Atualmente, o Rap está em outro patamar, participando frequentemente do mundo pop e mainstream, com artistas que querem estar neste novo cenário e lutam para não sair. Como em outros gêneros que protagonizam o mercado fonográfico, o Rap tem seus ingredientes diluídos. No capitalismo, o combate à desigualdade até pode entrar, mas precisa ser precificado, categorizado.
É a evolução – você vai condenar quem veio do sofrimento e agora conquista seu espaço? Esse questionamento cria um muro enorme que barra o debate. Como já destacamos em editorial aqui no site, tudo fica como algo que não pode ser criticado, uma realidade imutável. A visão meramente economicista destaca e valoriza apenas a chamada indústria do Rap.
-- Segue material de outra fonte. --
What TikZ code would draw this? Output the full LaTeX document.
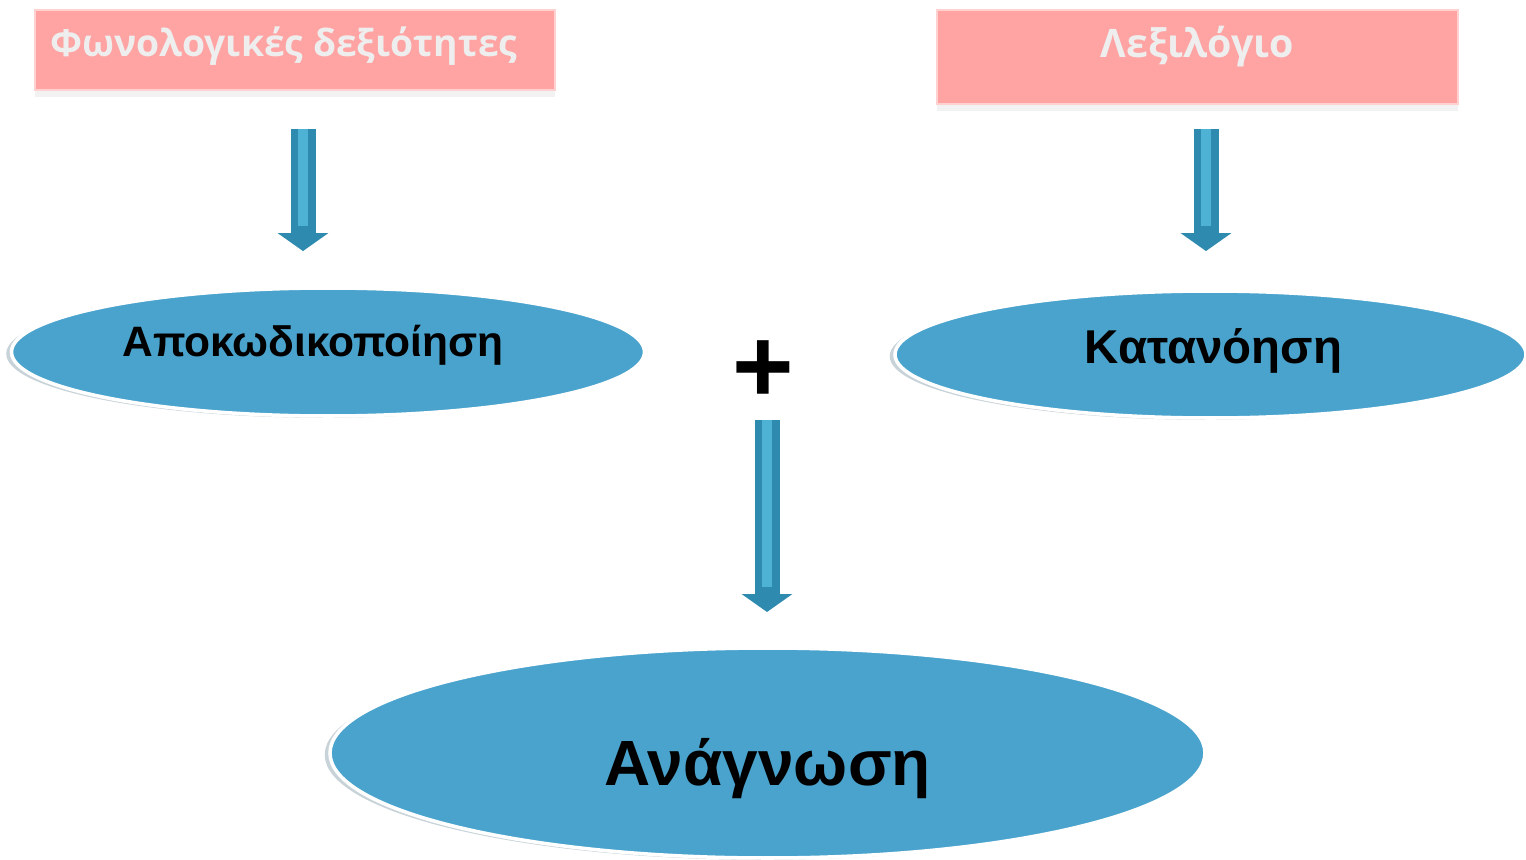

Sabemos que ainda existem artistas do Rap que trazem a política em suas músicas, mas a mudança de narrativa para algo mais ameno e festivo é a que tem mais popularidade entre os rappers e o público que curte suas vertentes.
Levantar questões sobre a direção da mensagem do Rap é um exercício que nunca cessou, isso é algo positivo. No mundo das redes sociais e plataformas digitais, apesar das críticas frequentes às estruturas capitalistas, a indústria musical, incluindo o mercado do Rap, está profundamente enraizada no capitalismo e no consumo. Muitos artistas, paradoxalmente, promovem estilos de vida e produtos que podem entrar em conflito com suas críticas ao sistema econômico.
A comercialização da Cultura Hip-Hop vem de longe e é algo irreversível. O que não pode ser colocado em segundo plano são as preocupações sobre a autenticidade da mensagem do Rap. À medida que empresas capitalizam sobre seu apelo, a integridade da tradição política e social do gênero é esvaziada e questionada.
Apesar de existirem histórias de colaborações e criação coletiva no Rap, a ênfase na competição entre artistas pode distorcer a mensagem original de união e solidariedade presentes nas raízes do gênero. Destacar esse fato não significa procurar ou apontar inimigos no cenário Hip-Hop.
Como produto do fazer humano, as contradições no Rap refletem as tensões entre suas raízes políticas e sociais e as fortes influências comerciais e culturais que moldaram o gênero ao longo do tempo. Enquanto alguns artistas mantêm uma abordagem crítica e coerente em relação às questões sociais, outros podem se inclinar para ideias neoliberais que entram em conflito com os princípios antirracistas e de luta pela justiça que são fundamentais para o rap.
Debater questões sociais, a tradição antirracista e as ideias neoliberais no Rap representa um ponto importante para os fãs, acadêmicos, militantes, produtores culturais e artistas, ajudando a entender e a construir não apenas o futuro do gênero, mas também sua influência na sociedade.